I run a small business. Do I really need to worry about e-invoicing?
As of late 2025, the e-invoicing threshold applies to businesses with an aggregate annual turnover exceeding ₹5 crore. If your business is below this limit, you don’t need to generate e-invoices. However, it’s crucial to monitor official notifications from the GST Council, as this threshold has been progressively lowered and may change.
What’s the real difference between Ind AS and IFRS? Are they the same?
They are very similar but not identical. Ind AS is based on and converged with the International Financial Reporting Standards (IFRS). However, the Ministry of Corporate Affairs (MCA) has introduced certain “carve-outs” and “carve-ins” to make the standards more suitable for the Indian economic environment.

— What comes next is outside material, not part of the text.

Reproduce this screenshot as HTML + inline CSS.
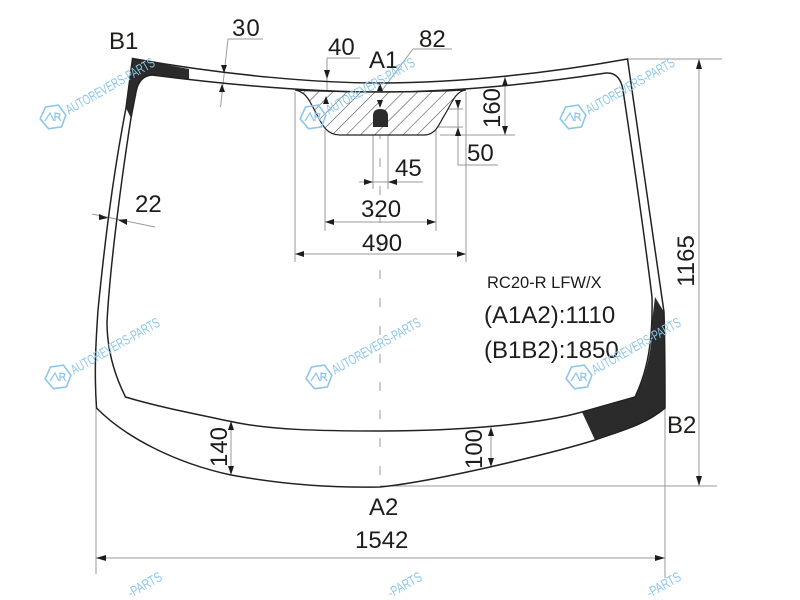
<!DOCTYPE html>
<html><head><meta charset="utf-8"><style>
html,body{margin:0;padding:0;background:#fff;width:800px;height:600px;overflow:hidden}
svg{display:block}
text{font-family:"Liberation Sans",sans-serif;fill:#1d1d1b}
.d{font-size:24px}
.g{stroke:#9a9a9a;stroke-width:1;fill:none}
.k{stroke:#222;stroke-width:1.5;fill:none}
.w{font-size:14px;fill:#8cc6ea;stroke:none}
</style></head><body>
<svg width="800" height="600" viewBox="0 0 800 600" xmlns="http://www.w3.org/2000/svg">
<defs>
<pattern id="h" width="10" height="10" patternUnits="userSpaceOnUse" patternTransform="rotate(45)"><rect width="10" height="10" fill="#fff"/><line x1="0" y1="0" x2="0" y2="10" stroke="#444" stroke-width="1.1"/></pattern>
<g id="wm">
<path d="M-13,0 L-6,-11 L7,-11 L13,0 L7,11 L-6,11 Z" transform="rotate(-8)" fill="none" stroke="#8cc6ea" stroke-width="1.6"/>
<path d="M-8,4 L-3,-4 L1,4 M2,4 L2,-4 L7,-3 L6,0 L2,0 M5,0 L8,4" fill="none" stroke="#8cc6ea" stroke-width="1.2"/>
<text class="w" x="15" y="6" transform="rotate(-29.6)" textLength="100" lengthAdjust="spacingAndGlyphs">AUTOREVERS-PARTS</text>
</g>
</defs>

<!-- dimension lines under glass -->
<path class="g" d="M380,130V490" stroke-dasharray="9,19"/>
<path class="g" d="M228,39H263M228,39L220.500,107"/>
<path class="g" d="M327,58H360M327,58V105"/>
<path class="g" d="M413,49H452M413,49L380,93"/>
<path class="g" d="M505,77V135M440,135H515"/>
<path class="g" d="M385,109H463M385,127H463M458,100V165H498"/>
<path class="g" d="M373,127V189M388,127V189M359,182H423"/>
<path class="g" d="M325,130V231M436,130V231M325,222H436"/>
<path class="g" d="M295,92V262M466,92V262M295,254H466"/>
<path class="g" d="M92,214L155,227"/>
<path class="g" d="M628,59H722M699,59V486M380,486H717"/>
<path class="g" d="M96,408V574M665,408V578M96,558H665"/>
<path class="g" d="M231,421V475M491,427V467"/>

<!-- hatched zone -->
<path d="M295,90 C306,92 309,100 315,111 C321,122 325,135 340,135 H424 C436,135 439,124 444,116 C451,105 455,91 466,90 C420,92.500 340,92.500 295,90 Z" fill="url(#h)" stroke="#222" stroke-width="1.2"/>
<path d="M373,127V116Q373,109 380,109Q388,109 388,116V127Z" fill="#2b2b2b"/>

<!-- black frit -->
<path d="M132.500,58.500 L189,69 L189,79 L152,75 Q139,76 136,92 L131,118 L126,108 Z" fill="#2b2b2b"/>
<path d="M655,297 L664,312 C665,345 665,380 665,408 C645,425 620,431 595,440 L582,412 L635,397 C647,375 653,345 652,322 Z" fill="#2b2b2b"/>

<!-- glass outlines -->
<path class="k" d="M132.500,58.500 C230,76 320,83 380,83 C460,83 550,73 627.500,59 L664,312 C665,345 665,380 665,408 C645,425 620,431 595,440 C560,451 520,460 490,467 C450,476 410,484 380,487 C330,488 280,484 231,475 C175,463 125,437 96.500,408 C94,370 96,340 98,310 C104,250 112,180 126,108 Z"/>
<path class="k" d="M152,75 C230,85 310,92 380,92 C460,92 540,83 606,73 Q620,72 623,90 C632,150 645,240 652,297 C653,340 648,370 635,397 L582,412 C540,424 460,431 380,431 C320,431 270,430 231,421.500 C190,413 155,406 125.500,397 C112,370 107,345 107,322 C110,265 122,175 131,118 L136,92 Q139,76 152,75 Z"/>

<!-- arrowheads -->
<g fill="#1d1d1b">
<path d="M224,73l-3,-8h6z M222,84l-3,8h6z"/>
<path d="M327,79l-3,-9h6z M326,96l-3,8h6z"/>
<path d="M380,83l-3,8h6z M380,108l-3,-8h6z"/>
<path d="M505,77l-3,9h6z M505,135l-3,-9h6z"/>
<path d="M458,109l-3,-9h6z M458,127l-3,9h6z"/>
<path d="M373,182l-9,-3v6z M388,182l9,-3v6z"/>
<path d="M325,222l9,-3v6z M436,222l-9,-3v6z"/>
<path d="M295,254l9,-3v6z M466,254l-9,-3v6z"/>
<path d="M108,218l-9,-4v6z M118,220l9,-1v6z"/>
<path d="M699,59l-3,10h6z M699,486l-3,-10h6z"/>
<path d="M96,558l10,-3v6z M665,558l-10,-3v6z"/>
<path d="M231,421l-3,9h6z M231,475l-3,-9h6z"/>
<path d="M491,427l-3,9h6z M491,467l-3,-9h6z"/>
</g>

<!-- labels -->
<text class="d" x="109" y="49">B1</text>
<text class="d" x="232" y="36" letter-spacing="1">30</text>
<text class="d" x="328" y="55">40</text>
<text class="d" x="369" y="68">A1</text>
<text class="d" x="419" y="47">82</text>
<text class="d" x="467" y="161">50</text>
<text class="d" x="395" y="176">45</text>
<text class="d" x="361" y="217">320</text>
<text class="d" x="362" y="251">490</text>
<text class="d" x="135" y="212">22</text>
<text class="d" x="369" y="515">A2</text>
<text class="d" x="667" y="433">B2</text>
<text class="d" x="355" y="548">1542</text>
<text class="d" transform="translate(500,108) rotate(-90)" text-anchor="middle">160</text>
<text class="d" transform="translate(694,261) rotate(-90)" text-anchor="middle">1165</text>
<text class="d" transform="translate(227,447) rotate(-90)" text-anchor="middle">140</text>
<text class="d" transform="translate(482,449) rotate(-90)" text-anchor="middle">100</text>
<text x="487" y="288" font-size="16.500">RC20-R LFW/X</text>
<text x="484" y="323" font-size="24">(A1A2):1110</text>
<text x="484" y="358" font-size="24">(B1B2):1850</text>

<!-- watermarks -->
<use href="#wm" x="53" y="117"/>
<use href="#wm" x="313" y="117"/>
<use href="#wm" x="573" y="117"/>
<use href="#wm" x="58" y="377"/>
<use href="#wm" x="319" y="377"/>
<use href="#wm" x="579" y="377"/>
<text class="w" transform="translate(131,598) rotate(-29.600)" textLength="37" lengthAdjust="spacingAndGlyphs">-PARTS</text>
<text class="w" transform="translate(391,598) rotate(-29.600)" textLength="37" lengthAdjust="spacingAndGlyphs">-PARTS</text>
<text class="w" transform="translate(650,598) rotate(-29.600)" textLength="37" lengthAdjust="spacingAndGlyphs">-PARTS</text>
</svg>
</body></html>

A key example is that Ind AS allows companies to use the previous GAAP carrying amount as the deemed cost for certain assets upon transition, which IFRS does not.
How does Ind AS 116 (Leases) actually affect a company’s financial statements?
Ind AS 116 has a significant impact. It requires companies to show almost all their rental agreements (for offices, machinery, etc.) on the balance sheet. This means your company’s assets and liabilities will appear larger. It also changes the profit and loss statement: instead of a straight-line rent expense, you will now show depreciation on the asset and interest on the liability. This often increases metrics like EBITDA (Earnings Before Interest, Taxes, Depreciation, and Amortization).
Is Ind AS applicable to all companies in India?
No. Ind AS is mandatory for all listed companies and other large public or private companies that meet specific net worth criteria (typically a net worth of ₹250 crore or more). Smaller companies can continue to use the separate Accounting Standards for SMEs.
For a small business in India, what’s better: Tally Prime or a cloud software like Zoho Books?
It depends on your business needs.
Tally Prime is the industry standard in India, incredibly robust for GST compliance and inventory, and most accountants are proficient with it. It’s an excellent offline-first solution.
Zoho Books and other cloud platforms are perfect for businesses that need remote access, real-time collaboration with their accountant, and seamless integration with other online tools (like payment gateways and banking). They are often more user-friendly for non-accountants.
Will Artificial Intelligence (AI) replace the jobs of accountants in India?
AI will not replace accountants; it will redefine their roles. AI is exceptionally good at automating repetitive tasks like data entry, reconciliations, and generating basic reports. This frees up human accountants to focus on strategic activities that require critical thinking, judgment, and advisory skills, such as financial planning, risk analysis, tax strategy, and client relations.
What is the one skill I should learn right now to future-proof my accounting career?
Beyond your core accounting knowledge, the single most valuable skill to learn is data analytics. The ability to use tools like Advanced Excel, Power BI, or Tableau to interpret financial data, identify trends, and create insightful visualizations is what separates a good accountant from a great strategic advisor in today’s market.